■ Stored data
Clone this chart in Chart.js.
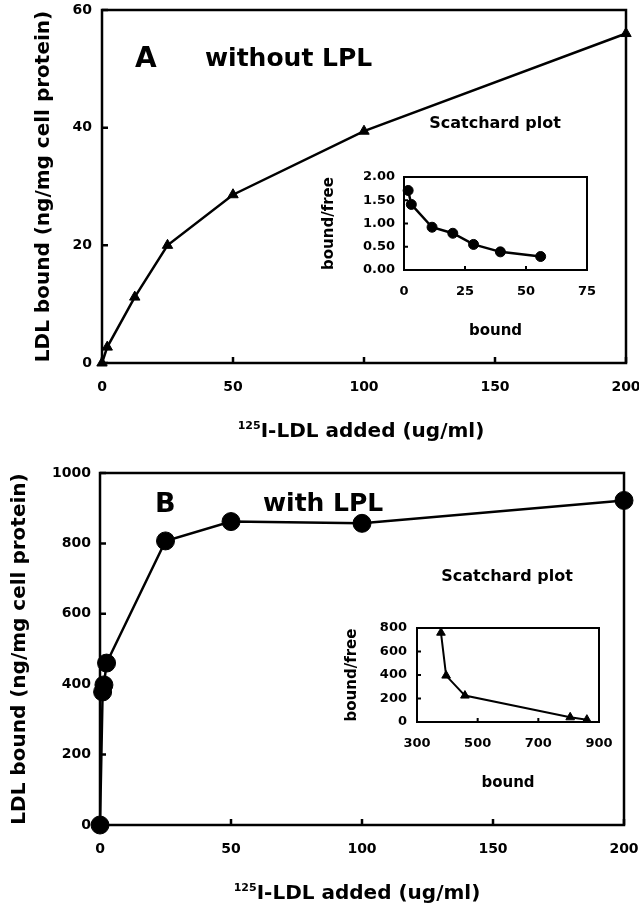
<!DOCTYPE html>
<html>
<head>
<meta charset="utf-8">
<script src="https://cdn.jsdelivr.net/npm/chart.js@4"></script>
<style>
  body { margin: 0; background: #fff; }
  #wrap { position: relative; width: 639px; height: 906px; overflow: hidden; font-family: "DejaVu Sans", sans-serif; font-weight: bold; color: #000; }
  canvas { position: absolute; }
  .lbl { position: absolute; white-space: nowrap; line-height: 1; transform: translateY(-50%); }
  .mid { transform: translate(-50%, -50%); }
  .sup { font-size: 11px; position: relative; top: -8px; }
</style>
</head>
<body>
<div id="wrap">
  <canvas id="mainA" width="639" height="450" style="left:0;top:0"></canvas>
  <canvas id="mainB" width="639" height="456" style="left:0;top:450px"></canvas>
  <canvas id="insetA" width="290" height="175" style="left:315px;top:170px"></canvas>
  <canvas id="insetB" width="295" height="185" style="left:330px;top:615px"></canvas>

  <div class="lbl" style="left:135px;top:58px;font-size:28px">A</div>
  <div class="lbl" style="left:205px;top:57px;font-size:25px">without LPL</div>
  <div class="lbl mid" style="left:495px;top:123px;font-size:16px">Scatchard plot</div>
  <div class="lbl mid" style="left:361px;top:430px;font-size:20px"><span class="sup">125</span>I-LDL added (ug/ml)</div>

  <div class="lbl" style="left:155px;top:502px;font-size:27px">B</div>
  <div class="lbl" style="left:263px;top:502px;font-size:25px">with LPL</div>
  <div class="lbl mid" style="left:507px;top:576px;font-size:16px">Scatchard plot</div>
  <div class="lbl mid" style="left:357px;top:892px;font-size:20px"><span class="sup">125</span>I-LDL added (ug/ml)</div>
</div>
<script>
// panel A: without LPL
const addedA = [0, 2, 12.5, 25, 50, 100, 200];
const boundA = [0, 2.7, 11.2, 20, 28.6, 39.4, 56];
// scatchard A
const scatBoundA = [1.7, 3, 11.5, 20, 28.5, 39.5, 56];
const scatRatioA = [1.71, 1.41, 0.92, 0.79, 0.55, 0.39, 0.29];

// panel B: with LPL
const addedB = [0, 1, 1.5, 2.5, 25, 50, 100, 200];
const boundB = [0, 378, 398, 460, 807, 862, 857, 922];
// scatchard B
const scatBoundB = [379, 396, 458, 805, 860];
const scatRatioB = [760, 395, 225, 40, 20];

const FONT = '"DejaVu Sans", sans-serif';

// box round the plot area + ticks pointing inwards
const boxTicks = {
  id: 'boxTicks',
  beforeDatasetsDraw(chart, args, opts) {
    const { ctx, chartArea: a, scales: { x, y } } = chart;
    ctx.save();
    ctx.strokeStyle = '#000';
    ctx.lineWidth = opts.width;
    ctx.strokeRect(a.left, a.top, a.right - a.left, a.bottom - a.top);
    ctx.beginPath();
    x.ticks.forEach(t => {
      const px = x.getPixelForValue(t.value);
      ctx.moveTo(px, a.bottom);
      ctx.lineTo(px, a.bottom - opts.len);
    });
    y.ticks.forEach(t => {
      const py = y.getPixelForValue(t.value);
      ctx.moveTo(a.left, py);
      ctx.lineTo(a.left + opts.len, py);
    });
    ctx.stroke();
    ctx.restore();
  }
};

function pts(xs, ys) {
  return xs.map((v, i) => ({ x: v, y: ys[i] }));
}

function makeChart(id, cfg) {
  return new Chart(document.getElementById(id), {
    type: 'line',
    data: {
      datasets: [{
        data: pts(cfg.xs, cfg.ys),
        borderColor: '#000',
        borderWidth: cfg.lineW,
        pointStyle: cfg.marker,
        pointRadius: cfg.r,
        pointBackgroundColor: '#000',
        pointBorderColor: '#000',
        pointBorderWidth: 1,
        tension: 0,
        clip: false
      }]
    },
    options: {
      responsive: false,
      animation: false,
      events: [],
      layout: { padding: cfg.pad },
      plugins: {
        legend: { display: false },
        tooltip: { enabled: false },
        boxTicks: { width: cfg.boxW, len: cfg.tickLen }
      },
      scales: {
        x: {
          type: 'linear',
          min: cfg.xMin, max: cfg.xMax,
          border: { display: false },
          grid: { display: false, drawTicks: false },
          ticks: { stepSize: cfg.xStep, padding: cfg.xPad, color: '#000', maxRotation: 0,
                   font: { family: FONT, weight: 'bold', size: cfg.tickSize } },
          title: cfg.xTitle ? { display: true, text: cfg.xTitle, color: '#000',
                   padding: { top: 0, bottom: cfg.xTitlePad },
                   font: { family: FONT, weight: 'bold', size: cfg.titleSize } } : { display: false },
          afterFit: s => { s.height = cfg.xH; s.paddingLeft = 0; s.paddingRight = 0; }
        },
        y: {
          type: 'linear',
          min: cfg.yMin, max: cfg.yMax,
          border: { display: false },
          grid: { display: false, drawTicks: false },
          ticks: { stepSize: cfg.yStep, padding: cfg.yPad, color: '#000',
                   callback: cfg.yFmt || (v => v),
                   font: { family: FONT, weight: 'bold', size: cfg.tickSize } },
          title: { display: true, text: cfg.yTitle, color: '#000',
                   padding: { top: cfg.yTitlePad, bottom: 0 },
                   font: { family: FONT, weight: 'bold', size: cfg.titleSize } },
          afterFit: s => { s.width = cfg.yW; s.paddingTop = 0; s.paddingBottom = 0; }
        }
      }
    },
    plugins: [boxTicks]
  });
}

makeChart('mainA', {
  xs: addedA, ys: boundA, marker: 'triangle', r: 6, lineW: 2.5,
  pad: { top: 10, right: 13, left: 0, bottom: 0 },
  xMin: 0, xMax: 200, xStep: 50, xPad: 16, xH: 87,
  yMin: 0, yMax: 60, yStep: 20, yPad: 10, yW: 102,
  yTitle: 'LDL bound (ng/mg cell protein)', yTitlePad: 32,
  tickSize: 14, titleSize: 20, boxW: 2.5, tickLen: 6
});

makeChart('mainB', {
  xs: addedB, ys: boundB, marker: 'circle', r: 9, lineW: 2.5,
  pad: { top: 23, right: 15, left: 0, bottom: 0 },
  xMin: 0, xMax: 200, xStep: 50, xPad: 16, xH: 81,
  yMin: 0, yMax: 1000, yStep: 200, yPad: 9, yW: 100,
  yTitle: 'LDL bound (ng/mg cell protein)', yTitlePad: 8,
  tickSize: 14, titleSize: 20, boxW: 2.5, tickLen: 6
});

makeChart('insetA', {
  xs: scatBoundA, ys: scatRatioA, marker: 'circle', r: 5, lineW: 2.5,
  pad: { top: 7, right: 18, left: 0, bottom: 0 },
  xMin: 0, xMax: 75, xStep: 25, xPad: 14, xH: 75, xTitle: 'bound', xTitlePad: 5,
  yMin: 0, yMax: 2, yStep: 0.5, yPad: 9, yW: 89, yFmt: v => v.toFixed(2),
  yTitle: 'bound/free', yTitlePad: 5,
  tickSize: 13, titleSize: 15, boxW: 2, tickLen: 4
});

makeChart('insetB', {
  xs: scatBoundB, ys: scatRatioB, marker: 'triangle', r: 5, lineW: 2,
  pad: { top: 13, right: 26, left: 0, bottom: 0 },
  xMin: 300, xMax: 900, xStep: 200, xPad: 14, xH: 78, xTitle: 'bound', xTitlePad: 8,
  yMin: 0, yMax: 800, yStep: 200, yPad: 10, yW: 87,
  yTitle: 'bound/free', yTitlePad: 13,
  tickSize: 13, titleSize: 15, boxW: 2, tickLen: 4
});
</script>
</body>
</html>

■ Brief
Return each line from the material above exactly, but not the pictures.

■ Problem solution
Clone this chart in Chart.js.
<!DOCTYPE html>
<html>
<head>
<meta charset="utf-8">
<script src="https://cdn.jsdelivr.net/npm/chart.js@4"></script>
<style>
  body { margin: 0; background: #fff; }
  #wrap { position: relative; width: 639px; height: 906px; overflow: hidden; font-family: "DejaVu Sans", sans-serif; font-weight: bold; color: #000; }
  canvas { position: absolute; }
  .lbl { position: absolute; white-space: nowrap; line-height: 1; transform: translateY(-50%); }
  .mid { transform: translate(-50%, -50%); }
  .sup { font-size: 11px; position: relative; top: -8px; }
</style>
</head>
<body>
<div id="wrap">
  <canvas id="mainA" width="639" height="450" style="left:0;top:0"></canvas>
  <canvas id="mainB" width="639" height="456" style="left:0;top:450px"></canvas>
  <canvas id="insetA" width="290" height="175" style="left:315px;top:170px"></canvas>
  <canvas id="insetB" width="295" height="185" style="left:330px;top:615px"></canvas>

  <div class="lbl" style="left:135px;top:58px;font-size:28px">A</div>
  <div class="lbl" style="left:205px;top:57px;font-size:25px">without LPL</div>
  <div class="lbl mid" style="left:495px;top:123px;font-size:16px">Scatchard plot</div>
  <div class="lbl mid" style="left:361px;top:430px;font-size:20px"><span class="sup">125</span>I-LDL added (ug/ml)</div>

  <div class="lbl" style="left:155px;top:502px;font-size:27px">B</div>
  <div class="lbl" style="left:263px;top:502px;font-size:25px">with LPL</div>
  <div class="lbl mid" style="left:507px;top:576px;font-size:16px">Scatchard plot</div>
  <div class="lbl mid" style="left:357px;top:892px;font-size:20px"><span class="sup">125</span>I-LDL added (ug/ml)</div>
</div>
<script>
// panel A: without LPL
const addedA = [0, 2, 12.5, 25, 50, 100, 200];
const boundA = [0, 2.7, 11.2, 20, 28.6, 39.4, 56];
// scatchard A
const scatBoundA = [1.7, 3, 11.5, 20, 28.5, 39.5, 56];
const scatRatioA = [1.71, 1.41, 0.92, 0.79, 0.55, 0.39, 0.29];

// panel B: with LPL
const addedB = [0, 1, 1.5, 2.5, 25, 50, 100, 200];
const boundB = [0, 378, 398, 460, 807, 862, 857, 922];
// scatchard B
const scatBoundB = [379, 396, 458, 805, 860];
const scatRatioB = [760, 395, 225, 40, 20];

const FONT = '"DejaVu Sans", sans-serif';

// box round the plot area + ticks pointing inwards
const boxTicks = {
  id: 'boxTicks',
  beforeDatasetsDraw(chart, args, opts) {
    const { ctx, chartArea: a, scales: { x, y } } = chart;
    ctx.save();
    ctx.strokeStyle = '#000';
    ctx.lineWidth = opts.width;
    ctx.strokeRect(a.left, a.top, a.right - a.left, a.bottom - a.top);
    ctx.beginPath();
    x.ticks.forEach(t => {
      const px = x.getPixelForValue(t.value);
      ctx.moveTo(px, a.bottom);
      ctx.lineTo(px, a.bottom - opts.len);
    });
    y.ticks.forEach(t => {
      const py = y.getPixelForValue(t.value);
      ctx.moveTo(a.left, py);
      ctx.lineTo(a.left + opts.len, py);
    });
    ctx.stroke();
    ctx.restore();
  }
};

function pts(xs, ys) {
  return xs.map((v, i) => ({ x: v, y: ys[i] }));
}

function makeChart(id, cfg) {
  return new Chart(document.getElementById(id), {
    type: 'line',
    data: {
      datasets: [{
        data: pts(cfg.xs, cfg.ys),
        borderColor: '#000',
        borderWidth: cfg.lineW,
        pointStyle: cfg.marker,
        pointRadius: cfg.r,
        pointBackgroundColor: '#000',
        pointBorderColor: '#000',
        pointBorderWidth: 1,
        tension: 0,
        clip: false
      }]
    },
    options: {
      responsive: false,
      animation: false,
      events: [],
      layout: { padding: cfg.pad },
      plugins: {
        legend: { display: false },
        tooltip: { enabled: false },
        boxTicks: { width: cfg.boxW, len: cfg.tickLen }
      },
      scales: {
        x: {
          type: 'linear',
          min: cfg.xMin, max: cfg.xMax,
          border: { display: false },
          grid: { display: false, drawTicks: false },
          ticks: { stepSize: cfg.xStep, padding: cfg.xPad, color: '#000', maxRotation: 0,
                   font: { family: FONT, weight: 'bold', size: cfg.tickSize } },
          title: cfg.xTitle ? { display: true, text: cfg.xTitle, color: '#000',
                   padding: { top: 0, bottom: cfg.xTitlePad },
                   font: { family: FONT, weight: 'bold', size: cfg.titleSize } } : { display: false },
          afterFit: s => { s.height = cfg.xH; s.paddingLeft = 0; s.paddingRight = 0; }
        },
        y: {
          type: 'linear',
          min: cfg.yMin, max: cfg.yMax,
          border: { display: false },
          grid: { display: false, drawTicks: false },
          ticks: { stepSize: cfg.yStep, padding: cfg.yPad, color: '#000',
                   callback: cfg.yFmt || (v => v),
                   font: { family: FONT, weight: 'bold', size: cfg.tickSize } },
          title: { display: true, text: cfg.yTitle, color: '#000',
                   padding: { top: cfg.yTitlePad, bottom: 0 },
                   font: { family: FONT, weight: 'bold', size: cfg.titleSize } },
          afterFit: s => { s.width = cfg.yW; s.paddingTop = 0; s.paddingBottom = 0; }
        }
      }
    },
    plugins: [boxTicks]
  });
}

makeChart('mainA', {
  xs: addedA, ys: boundA, marker: 'triangle', r: 6, lineW: 2.5,
  pad: { top: 10, right: 13, left: 0, bottom: 0 },
  xMin: 0, xMax: 200, xStep: 50, xPad: 16, xH: 87,
  yMin: 0, yMax: 60, yStep: 20, yPad: 10, yW: 102,
  yTitle: 'LDL bound (ng/mg cell protein)', yTitlePad: 32,
  tickSize: 14, titleSize: 20, boxW: 2.5, tickLen: 6
});

makeChart('mainB', {
  xs: addedB, ys: boundB, marker: 'circle', r: 9, lineW: 2.5,
  pad: { top: 23, right: 15, left: 0, bottom: 0 },
  xMin: 0, xMax: 200, xStep: 50, xPad: 16, xH: 81,
  yMin: 0, yMax: 1000, yStep: 200, yPad: 9, yW: 100,
  yTitle: 'LDL bound (ng/mg cell protein)', yTitlePad: 8,
  tickSize: 14, titleSize: 20, boxW: 2.5, tickLen: 6
});

makeChart('insetA', {
  xs: scatBoundA, ys: scatRatioA, marker: 'circle', r: 5, lineW: 2.5,
  pad: { top: 7, right: 18, left: 0, bottom: 0 },
  xMin: 0, xMax: 75, xStep: 25, xPad: 14, xH: 75, xTitle: 'bound', xTitlePad: 5,
  yMin: 0, yMax: 2, yStep: 0.5, yPad: 9, yW: 89, yFmt: v => v.toFixed(2),
  yTitle: 'bound/free', yTitlePad: 5,
  tickSize: 13, titleSize: 15, boxW: 2, tickLen: 4
});

makeChart('insetB', {
  xs: scatBoundB, ys: scatRatioB, marker: 'triangle', r: 5, lineW: 2,
  pad: { top: 13, right: 26, left: 0, bottom: 0 },
  xMin: 300, xMax: 900, xStep: 200, xPad: 14, xH: 78, xTitle: 'bound', xTitlePad: 8,
  yMin: 0, yMax: 800, yStep: 200, yPad: 10, yW: 87,
  yTitle: 'bound/free', yTitlePad: 13,
  tickSize: 13, titleSize: 15, boxW: 2, tickLen: 4
});
</script>
</body>
</html>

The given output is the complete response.